First, any person calling another people a fanatic probably won’t do much to advance their argument or their cause.
Secondly, if someone fought and died, I doubt they will be telling anyone what they think about guns or anything else. Dead people just find it impossible.
I’ve heard this same BS before, that our troops died to protect free speech is a typical chant. Another is that men died to protect our freedom.
The first amendment to the U. S. Constitution gives us freedom of speech. That amendment was written and ratified when we were not at war, when no one was having to defend that freedom. And, as a matter of fact, there have been people who oppose war who speak out against war even while some Americans are actually abroad, engaged in combat. How can that be? It happens because our constitution gives us the right to free speech, not because soldiers are engaged in war, but irrespective of whatever conflicts might be occurring coincidentally.
People are concerned about gun control. Sportsmen want to be able to retain the privilege to purchase sporting weapons. Many people think that gun ownership is a right, rather than a privilege.

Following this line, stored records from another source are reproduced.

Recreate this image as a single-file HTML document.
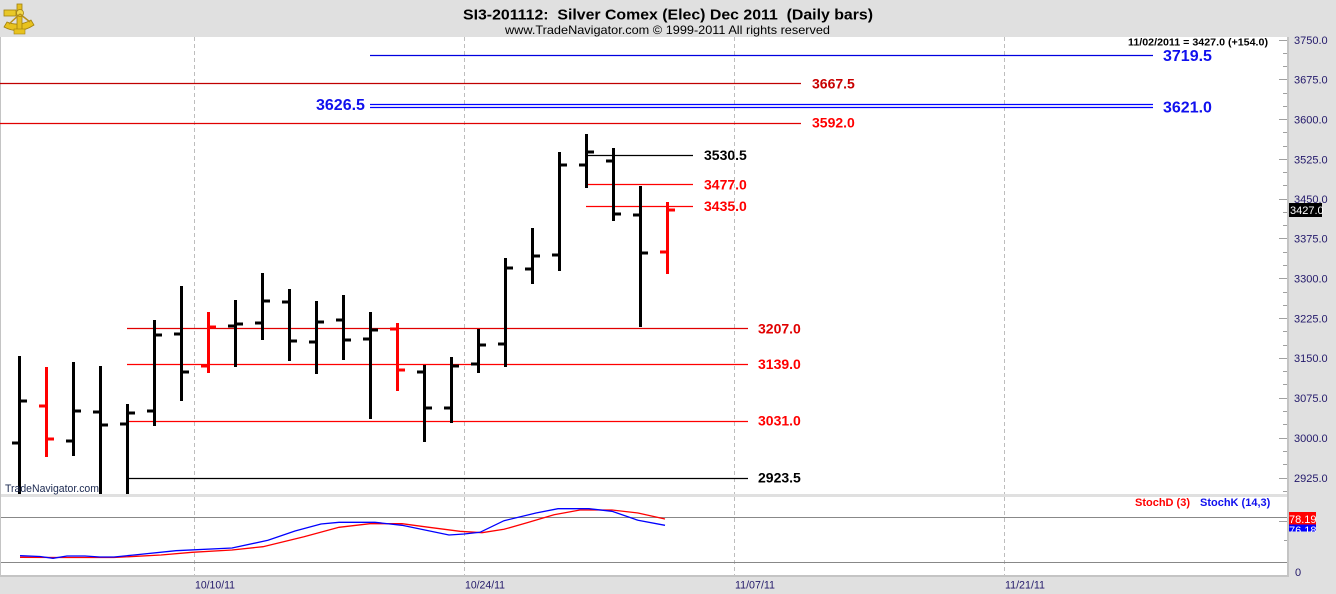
<!DOCTYPE html>
<html><head><meta charset="utf-8"><style>
html,body{margin:0;padding:0;background:#e0e0e0;}
svg{display:block;}
text{font-family:"Liberation Sans",Arial,sans-serif;}
</style></head><body>
<svg width="1336" height="594" viewBox="0 0 1336 594" xmlns="http://www.w3.org/2000/svg">
<rect x="0" y="0" width="1336" height="594" fill="#e0e0e0"/>
<!-- logo -->
<g>
<path d="M4,27 Q19,35 34,25 L31,20 Q19,27 7,22 Z" fill="#e8c21e" stroke="#a08010" stroke-width="0.8"/>
<rect x="17" y="4" width="5" height="28" fill="#e6c020" stroke="#a08010" stroke-width="0.8"/>
<rect x="4" y="10" width="12" height="6" fill="#e8c828" stroke="#a08010" stroke-width="0.8"/>
<circle cx="20" cy="13" r="3.5" fill="#f2d84a" stroke="#a08010" stroke-width="0.8"/>
<path d="M20,14 L9,24 M20,14 L30,22" stroke="#b89018" stroke-width="1.5"/>
<rect x="14" y="29" width="11" height="5" fill="#e8c21e" stroke="#a08010" stroke-width="0.6"/>
</g>
<!-- titles -->
<text x="463" y="19.5" font-size="15" font-weight="bold" fill="#000" style="white-space:pre" textLength="410" lengthAdjust="spacingAndGlyphs">SI3-201112:  Silver Comex (Elec) Dec 2011  (Daily bars)</text>
<text x="505" y="34" font-size="12" fill="#000" textLength="325" lengthAdjust="spacingAndGlyphs">www.TradeNavigator.com © 1999-2011 All rights reserved</text>

<!-- panels -->
<rect x="1" y="37" width="1286" height="457" fill="#fff"/>
<rect x="1" y="497" width="1286" height="78" fill="#fff"/>
<rect x="0" y="37" width="1" height="540" fill="#c4c4c4"/>
<rect x="1287" y="37" width="2" height="540" fill="#c4c4c4"/>
<rect x="0" y="575" width="1289" height="2" fill="#c4c4c4"/>

<!-- grid -->
<g stroke="#bdbdbd" stroke-width="1" stroke-dasharray="4,3">
<line x1="194.5" y1="37" x2="194.5" y2="494"/><line x1="194.5" y1="497" x2="194.5" y2="575"/>
<line x1="464.5" y1="37" x2="464.5" y2="494"/><line x1="464.5" y1="497" x2="464.5" y2="575"/>
<line x1="734.5" y1="37" x2="734.5" y2="494"/><line x1="734.5" y1="497" x2="734.5" y2="575"/>
<line x1="1004.5" y1="37" x2="1004.5" y2="494"/><line x1="1004.5" y1="497" x2="1004.5" y2="575"/>
</g>

<!-- price axis ticks -->
<g stroke="#a0a0a0" stroke-width="1">
<line x1="1279" y1="40.5" x2="1287" y2="40.5"/>
<line x1="1283" y1="53.5" x2="1287" y2="53.5"/>
<line x1="1283" y1="66.5" x2="1287" y2="66.5"/>
<line x1="1279" y1="79.5" x2="1287" y2="79.5"/>
<line x1="1283" y1="93.5" x2="1287" y2="93.5"/>
<line x1="1283" y1="106.5" x2="1287" y2="106.5"/>
<line x1="1279" y1="119.5" x2="1287" y2="119.5"/>
<line x1="1283" y1="132.5" x2="1287" y2="132.5"/>
<line x1="1283" y1="146.5" x2="1287" y2="146.5"/>
<line x1="1279" y1="159.5" x2="1287" y2="159.5"/>
<line x1="1283" y1="172.5" x2="1287" y2="172.5"/>
<line x1="1283" y1="185.5" x2="1287" y2="185.5"/>
<line x1="1279" y1="199.5" x2="1287" y2="199.5"/>
<line x1="1283" y1="212.5" x2="1287" y2="212.5"/>
<line x1="1283" y1="225.5" x2="1287" y2="225.5"/>
<line x1="1279" y1="238.5" x2="1287" y2="238.5"/>
<line x1="1283" y1="252.5" x2="1287" y2="252.5"/>
<line x1="1283" y1="265.5" x2="1287" y2="265.5"/>
<line x1="1279" y1="278.5" x2="1287" y2="278.5"/>
<line x1="1283" y1="292.5" x2="1287" y2="292.5"/>
<line x1="1283" y1="305.5" x2="1287" y2="305.5"/>
<line x1="1279" y1="318.5" x2="1287" y2="318.5"/>
<line x1="1283" y1="331.5" x2="1287" y2="331.5"/>
<line x1="1283" y1="345.5" x2="1287" y2="345.5"/>
<line x1="1279" y1="358.5" x2="1287" y2="358.5"/>
<line x1="1283" y1="371.5" x2="1287" y2="371.5"/>
<line x1="1283" y1="384.5" x2="1287" y2="384.5"/>
<line x1="1279" y1="398.5" x2="1287" y2="398.5"/>
<line x1="1283" y1="411.5" x2="1287" y2="411.5"/>
<line x1="1283" y1="424.5" x2="1287" y2="424.5"/>
<line x1="1279" y1="438.5" x2="1287" y2="438.5"/>
<line x1="1283" y1="451.5" x2="1287" y2="451.5"/>
<line x1="1283" y1="464.5" x2="1287" y2="464.5"/>
<line x1="1279" y1="478.5" x2="1287" y2="478.5"/>
<line x1="1283" y1="491.5" x2="1287" y2="491.5"/>
<line x1="1279" y1="521.5" x2="1287" y2="521.5"/>
<line x1="1284" y1="540.5" x2="1287" y2="540.5"/>
</g>
<g font-size="11" fill="#22186a">
<text x="1294" y="44">3750.0</text>
<text x="1294" y="83.5">3675.0</text>
<text x="1294" y="123.5">3600.0</text>
<text x="1294" y="163.5">3525.0</text>
<text x="1294" y="203">3450.0</text>
<text x="1294" y="242.5">3375.0</text>
<text x="1294" y="282.5">3300.0</text>
<text x="1294" y="322.5">3225.0</text>
<text x="1294" y="362">3150.0</text>
<text x="1294" y="402">3075.0</text>
<text x="1294" y="442">3000.0</text>
<text x="1294" y="482">2925.0</text>
<text x="1295" y="576">0</text>
<text x="195" y="588.5" textLength="40" lengthAdjust="spacingAndGlyphs">10/10/11</text>
<text x="465" y="588.5" textLength="40" lengthAdjust="spacingAndGlyphs">10/24/11</text>
<text x="735" y="588.5" textLength="40" lengthAdjust="spacingAndGlyphs">11/07/11</text>
<text x="1005" y="588.5" textLength="40" lengthAdjust="spacingAndGlyphs">11/21/11</text>
</g>

<!-- header -->
<text x="1128" y="45.5" font-size="10" font-weight="bold" fill="#000" textLength="140" lengthAdjust="spacingAndGlyphs">11/02/2011 = 3427.0 (+154.0)</text>

<!-- horizontal level lines -->
<g stroke-width="1.2">
<line x1="370" y1="55.5" x2="1153" y2="55.5" stroke="#0000e0"/>
<line x1="0" y1="83.5" x2="801" y2="83.5" stroke="#c00000"/>
<line x1="370" y1="104.5" x2="1153" y2="104.5" stroke="#0000ff"/>
<line x1="370" y1="107.5" x2="1153" y2="107.5" stroke="#0000ff"/>
<line x1="0" y1="123.5" x2="801" y2="123.5" stroke="#e00000"/>
<line x1="587" y1="155.5" x2="693" y2="155.5" stroke="#000"/>
<line x1="586" y1="184.5" x2="693" y2="184.5" stroke="#ff0000"/>
<line x1="586" y1="206.5" x2="693" y2="206.5" stroke="#ff0000"/>
<line x1="127" y1="328.5" x2="748" y2="328.5" stroke="#e00000"/>
<line x1="127" y1="364.5" x2="748" y2="364.5" stroke="#ff0000"/>
<line x1="127" y1="421.5" x2="748" y2="421.5" stroke="#ff0000"/>
<line x1="128" y1="478.5" x2="748" y2="478.5" stroke="#000"/>
</g>
<g font-weight="bold">
<text x="1163" y="61" font-size="16" fill="#1010ee">3719.5</text>
<text x="1163" y="112.5" font-size="16" fill="#1010ee">3621.0</text>
<text x="316" y="110" font-size="16" fill="#1010ee">3626.5</text>
<text x="812" y="88.3" font-size="14" fill="#c80000">3667.5</text>
<text x="812" y="127.7" font-size="14" fill="#ff0000">3592.0</text>
<text x="704" y="160" font-size="14" fill="#000">3530.5</text>
<text x="704" y="189.3" font-size="14" fill="#ff0000">3477.0</text>
<text x="704" y="211" font-size="14" fill="#ff0000">3435.0</text>
<text x="758" y="333.3" font-size="14" fill="#e00000">3207.0</text>
<text x="758" y="369" font-size="14" fill="#ff0000">3139.0</text>
<text x="758" y="425.7" font-size="14" fill="#ff0000">3031.0</text>
<text x="758" y="482.7" font-size="14" fill="#000">2923.5</text>
</g>

<!-- bars -->
<clipPath id="pc"><rect x="1" y="37" width="1286" height="457"/></clipPath>
<g clip-path="url(#pc)">
<g fill="#000">
<rect x="18" y="356" width="3" height="140"/><rect x="12" y="441.5" width="6" height="3"/><rect x="21" y="399.5" width="6" height="3"/>
<rect x="72" y="362" width="3" height="94"/><rect x="66" y="439.5" width="6" height="3"/><rect x="75" y="409.5" width="6" height="3"/>
<rect x="99" y="366" width="3" height="130"/><rect x="93" y="410.5" width="6" height="3"/><rect x="102" y="423.5" width="6" height="3"/>
<rect x="126" y="404" width="3" height="92"/><rect x="120" y="422.5" width="6" height="3"/><rect x="129" y="411.5" width="6" height="3"/>
<rect x="153" y="320" width="3" height="106"/><rect x="147" y="409.5" width="6" height="3"/><rect x="156" y="333.5" width="6" height="3"/>
<rect x="180" y="286" width="3" height="115"/><rect x="174" y="332.5" width="6" height="3"/><rect x="183" y="370.5" width="6" height="3"/>
<rect x="234" y="300" width="3" height="67"/><rect x="228" y="324.5" width="6" height="3"/><rect x="237" y="322.5" width="6" height="3"/>
<rect x="261" y="273" width="3" height="67"/><rect x="255" y="321.5" width="6" height="3"/><rect x="264" y="299.5" width="6" height="3"/>
<rect x="288" y="289" width="3" height="72"/><rect x="282" y="300.5" width="6" height="3"/><rect x="291" y="339.5" width="6" height="3"/>
<rect x="315" y="301" width="3" height="73"/><rect x="309" y="340.5" width="6" height="3"/><rect x="318" y="320.5" width="6" height="3"/>
<rect x="342" y="295" width="3" height="65"/><rect x="336" y="318.5" width="6" height="3"/><rect x="345" y="338.5" width="6" height="3"/>
<rect x="369" y="312" width="3" height="107"/><rect x="363" y="337.5" width="6" height="3"/><rect x="372" y="328.5" width="6" height="3"/>
<rect x="423" y="365" width="3" height="77"/><rect x="417" y="370.5" width="6" height="3"/><rect x="426" y="406.5" width="6" height="3"/>
<rect x="450" y="357" width="3" height="66"/><rect x="444" y="406.5" width="6" height="3"/><rect x="453" y="364.5" width="6" height="3"/>
<rect x="477" y="329" width="3" height="44"/><rect x="471" y="362.5" width="6" height="3"/><rect x="480" y="343.5" width="6" height="3"/>
<rect x="504" y="258" width="3" height="109"/><rect x="498" y="342.5" width="6" height="3"/><rect x="507" y="266.5" width="6" height="3"/>
<rect x="531" y="228" width="3" height="56"/><rect x="525" y="267.5" width="6" height="3"/><rect x="534" y="254.5" width="6" height="3"/>
<rect x="558" y="152" width="3" height="119"/><rect x="552" y="253.5" width="6" height="3"/><rect x="561" y="163.5" width="6" height="3"/>
<rect x="585" y="134" width="3" height="54"/><rect x="579" y="163.5" width="6" height="3"/><rect x="588" y="150.5" width="6" height="3"/>
<rect x="612" y="148" width="3" height="73"/><rect x="606" y="159.5" width="6" height="3"/><rect x="615" y="212.5" width="6" height="3"/>
<rect x="639" y="186" width="3" height="141"/><rect x="633" y="213.5" width="6" height="3"/><rect x="642" y="251.5" width="6" height="3"/>
</g>
<g fill="#ff0000">
<rect x="45" y="367" width="3" height="90"/><rect x="39" y="404.5" width="6" height="3"/><rect x="48" y="437.5" width="6" height="3"/>
<rect x="207" y="312" width="3" height="61"/><rect x="201" y="364.5" width="6" height="3"/><rect x="210" y="325.5" width="6" height="3"/>
<rect x="396" y="323" width="3" height="68"/><rect x="390" y="327.5" width="6" height="3"/><rect x="399" y="368.5" width="6" height="3"/>
<rect x="666" y="202" width="3" height="72"/><rect x="660" y="250.5" width="6" height="3"/><rect x="669" y="208.5" width="6" height="3"/>
</g>
</g>

<text x="5" y="492" font-size="11" fill="#1a2850" textLength="94" lengthAdjust="spacingAndGlyphs">TradeNavigator.com</text>

<!-- price tag -->
<rect x="1289" y="203" width="33" height="14" fill="#000"/>
<text x="1290" y="214" font-size="11" fill="#fff">3427.0</text>

<!-- stoch -->
<line x1="1" y1="517.5" x2="1287" y2="517.5" stroke="#888" stroke-width="1"/>
<line x1="1" y1="562.5" x2="1287" y2="562.5" stroke="#888" stroke-width="1"/>
<polyline fill="none" stroke="#ff0000" stroke-width="1.3" points="20,557.3 60,557.5 114,557.5 161,555 192,552.3 232,550 263,546.7 304,536.7 339,527.3 370,523.7 402,523.7 429,527.3 460,531.3 482,532.7 504,529.3 527,522.7 554,514.7 580,510 612,510 638,513 665,519"/>
<polyline fill="none" stroke="#0000ff" stroke-width="1.3" points="20,555.7 40,556.5 53,558.3 67,556 85,556 100,557 114,557 134,555 176,550.7 232,548 268,540.3 295,531 321,524 339,522.3 375,522.3 402,525.3 449,535 464,534 480,532.3 504,520.7 536,513 558,508.7 589,508.7 612,511.3 638,520.3 665,525.3"/>
<g font-size="11" font-weight="bold">
<text x="1135" y="506" fill="#ff0000">StochD (3)</text>
<text x="1200" y="506" fill="#1010ee">StochK (14,3)</text>
</g>
<clipPath id="tc"><rect x="1289" y="512" width="27" height="20"/></clipPath>
<g clip-path="url(#tc)">
<rect x="1289" y="524.5" width="27" height="7" fill="#0000ff"/>
<text x="1289" y="534" font-size="11" fill="#fff">76.18</text>
<rect x="1289" y="512" width="27" height="12.5" fill="#ff0000"/>
<text x="1289" y="523" font-size="11" fill="#fff">78.19</text>
</g>
</svg>
</body></html>
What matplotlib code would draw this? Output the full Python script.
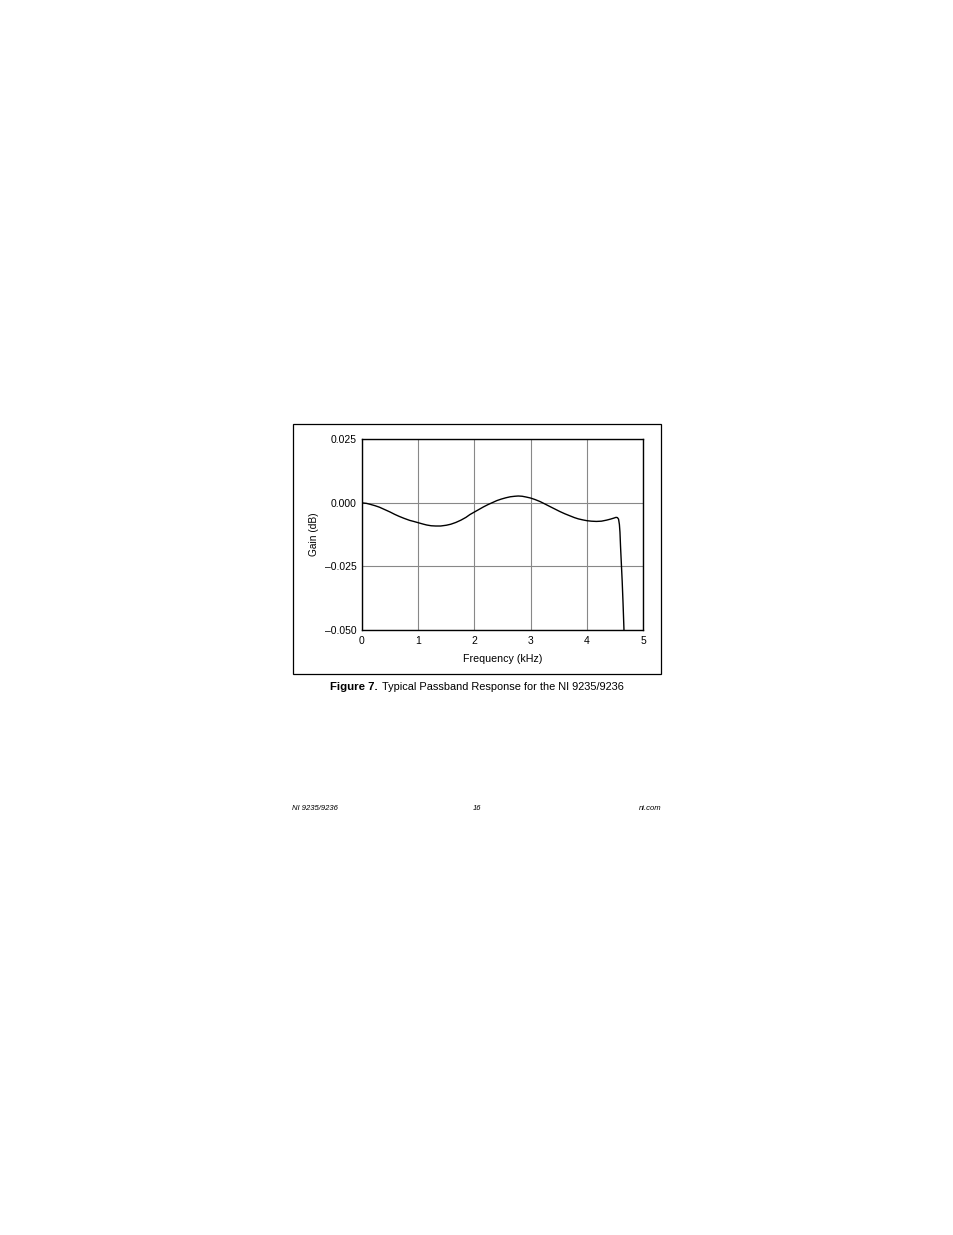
import matplotlib.pyplot as plt
from matplotlib.patches import Rectangle

# values
freq_khz = [0.0, 0.08, 0.15, 0.23, 0.31, 0.4, 0.5, 0.58, 0.66, 0.75, 0.85,
            0.92, 1.0, 1.08, 1.15, 1.23, 1.31, 1.4, 1.5, 1.58, 1.67, 1.76,
            1.85, 1.92, 2.0, 2.08, 2.16, 2.24, 2.32, 2.4, 2.48, 2.56, 2.64,
            2.72, 2.78, 2.85, 2.92, 3.0, 3.08, 3.17, 3.26, 3.34, 3.43, 3.52,
            3.61, 3.70, 3.78, 3.85, 3.93, 4.0, 4.08, 4.17, 4.26, 4.35, 4.42,
            4.48, 4.52, 4.545, 4.565, 4.58, 4.59, 4.60, 4.615, 4.63, 4.645,
            4.66, 4.67]
gain_db = [0.0, -0.0002, -0.0006, -0.0011, -0.0017, -0.0026, -0.0036,
           -0.0045, -0.0053, -0.0061, -0.0069, -0.0073, -0.0078, -0.0083,
           -0.0087, -0.0090, -0.0091, -0.0091, -0.0088, -0.0084, -0.0077,
           -0.0068, -0.0057, -0.0046, -0.0036, -0.0026, -0.0016, -0.0007,
           0.0001, 0.0009, 0.0015, 0.0020, 0.0024, 0.0026, 0.0027, 0.0026,
           0.0023, 0.0019, 0.0013, 0.0005, -0.0005, -0.0014, -0.0024, -0.0034,
           -0.0043, -0.0051, -0.0058, -0.0063, -0.0067, -0.0070, -0.0072,
           -0.0073, -0.0072, -0.0068, -0.0064, -0.0060, -0.0057, -0.0058,
           -0.0064, -0.0085, -0.0115, -0.0170, -0.0240, -0.0310, -0.0395,
           -0.0490, -0.0560]

x_ticks = [0, 1, 2, 3, 4, 5]
y_ticks = [-0.050, -0.025, 0.000, 0.025]
y_tick_labels = ['\u20130.050', '\u20130.025', '0.000', '0.025']

FONT = ['Liberation Sans', 'DejaVu Sans']
W, H = 954, 1235

fig = plt.figure(figsize=(W / 100, H / 100), dpi=100)
fig.patch.set_facecolor('white')

# outer frame around the figure
fig.patches.append(Rectangle((293 / W, 1 - 674 / H), (661 - 293) / W, 250 / H,
                             transform=fig.transFigure, fill=False,
                             edgecolor='black', linewidth=0.9))

ax = fig.add_axes([362 / W, 1 - 630 / H, (643 - 362) / W, (630 - 439.3) / H])
ax.plot(freq_khz, gain_db, color='black', linewidth=1.0, zorder=3)
ax.set_xlim(0, 5)
ax.set_ylim(-0.050, 0.025)
ax.set_xticks(x_ticks)
ax.set_xticklabels([str(t) for t in x_ticks], family=FONT, fontsize=7.5)
ax.set_yticks(y_ticks)
ax.set_yticklabels(y_tick_labels, family=FONT, fontsize=7.5)
ax.tick_params(axis='x', length=0, pad=4.5)
ax.tick_params(axis='y', length=0, pad=4)
ax.grid(True, color='#888888', linewidth=0.8)
for s in ax.spines.values():
    s.set_linewidth(1.0)
    s.set_color('black')
ax.set_xlabel('Frequency (kHz)', family=FONT, fontsize=7.7, labelpad=5.5)
ax.set_ylabel('Gain (dB)', family=FONT, fontsize=7.3, labelpad=4)

# caption
fig.text(330 / W, 1 - 687 / H, 'Figure 7.', family=FONT, fontsize=8.2,
         fontweight='bold', ha='left', va='center')
fig.text(382.5 / W, 1 - 687 / H, 'Typical Passband Response for the NI 9235/9236',
         family=FONT, fontsize=7.9, ha='left', va='center')

# page footer
fig.text(292 / W, 1 - 808 / H, 'NI 9235/9236', family=FONT, fontsize=5.5,
         style='italic', ha='left', va='center')
fig.text(477 / W, 1 - 808 / H, '16', family=FONT, fontsize=5.5,
         style='italic', ha='center', va='center')
fig.text(662 / W, 1 - 808 / H, 'ni.com', family=FONT, fontsize=5.5,
         style='italic', ha='right', va='center')

fig.savefig('out.png', dpi=100)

Right or privilege, many people wish to be armed for personal defense. People concerned about mis-use of weaponry, especially in incidents such as those in Newtown on December 14, 2012, or earlier this in California, want to be able to have logical discussions about appropriate gun controls relative to the types of weapons, the ease of obtaining such weapons, the proper use of such weapons. The list goes on and on.
No one with a rational, honest concern and opinion need be deemed fanatical.
And no one needs to attempt to justify their opinion based upon military personnel.
Ask this: Are soldiers fighting to defend my right to be a mass murderer, a careless hunter, a hot head who settles arguments with a gun?
Actually, the returning vets with whom I have conversed, generally agree that once in battle, their concern is self-preservation, and the preservation of their ‘buddies’ on the field of battle. No one has told me that as they dug a fox hole, they had a conscious thought about freedom of speech, or the right/privilege to keep and bear arms.
In several of our wars, men and women have enlisted to fight for democracy, or honor, or whatever other reason. When the draft was still in effect, many people were drafted who did not particularly care to serve. One of my best friends enlisted in the Air Force. He saw a notice from the Army in his parent’s mail box. He knew he had been drafted. He didn’t want to be drafted, but knowing he had been, he went to the Air Force recruiting station and enlisted. Another friend, a college buddy and roommate, graduated from college the year before I did. He was drafted, sent off to Officer’s Candidate3 School, became a Second Lieutenant, went to Viet Name was stepped on a land mine threeks later. His name is on a particular monument in Washing, D.C.
With literally millions of people still alive who have served in the military, I defy anyone to explain the one reason why each of those persons served, that is, to protect free speech? Gun rights? Maybe to escape going to jail by entering the service. Who knows, who knows? No one. The is no singular reason that is universal to all.